Johnson also said he wants U.S. officials with higher seniority to review and approve such releases in sensitive cases.

"This is something, Senator, I'm very focused on," Johnson told Sen. Chuck Grassley, R-Iowa. "I agree with your concerns."

Last month, the Obama administration acknowledged it has released more than 36,000 criminal immigrants living in the country illegally, including those accounting for 193 homicides and 426 sexual assaults.

In many cases -- but not all of them -- the U.S. was required to release the immigrants while their deportation cases are pending. The immigrants nearly all still face deportation and are required to check in with immigration authorities while their deportation cases are pending.

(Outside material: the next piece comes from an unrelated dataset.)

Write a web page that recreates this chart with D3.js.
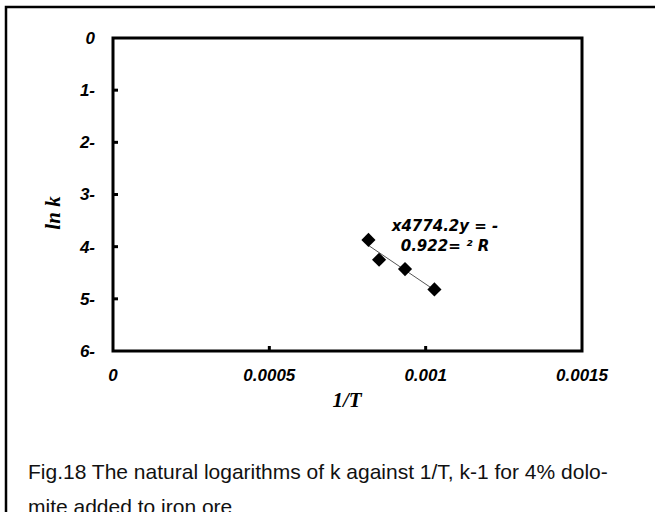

Johnson previously told a House panel that he wanted a "deep understanding" of the circumstances that led to those releases. He told senators at the hearing that an internal review of those releases in ongoing.

Grassley complained anew during the hearing that the administration was releasing criminals to the community with little or no oversight and asked Johnson to provide a fuller accounting to his office.

Republican lawmakers have argued that the Obama administration isn't properly enforcing immigration laws. Several of them, including Grassley, have also blamed the administration's enforcement practices for a recent spike in the number of child immigrants from Central America caught trying to cross the Mexican border without their parents.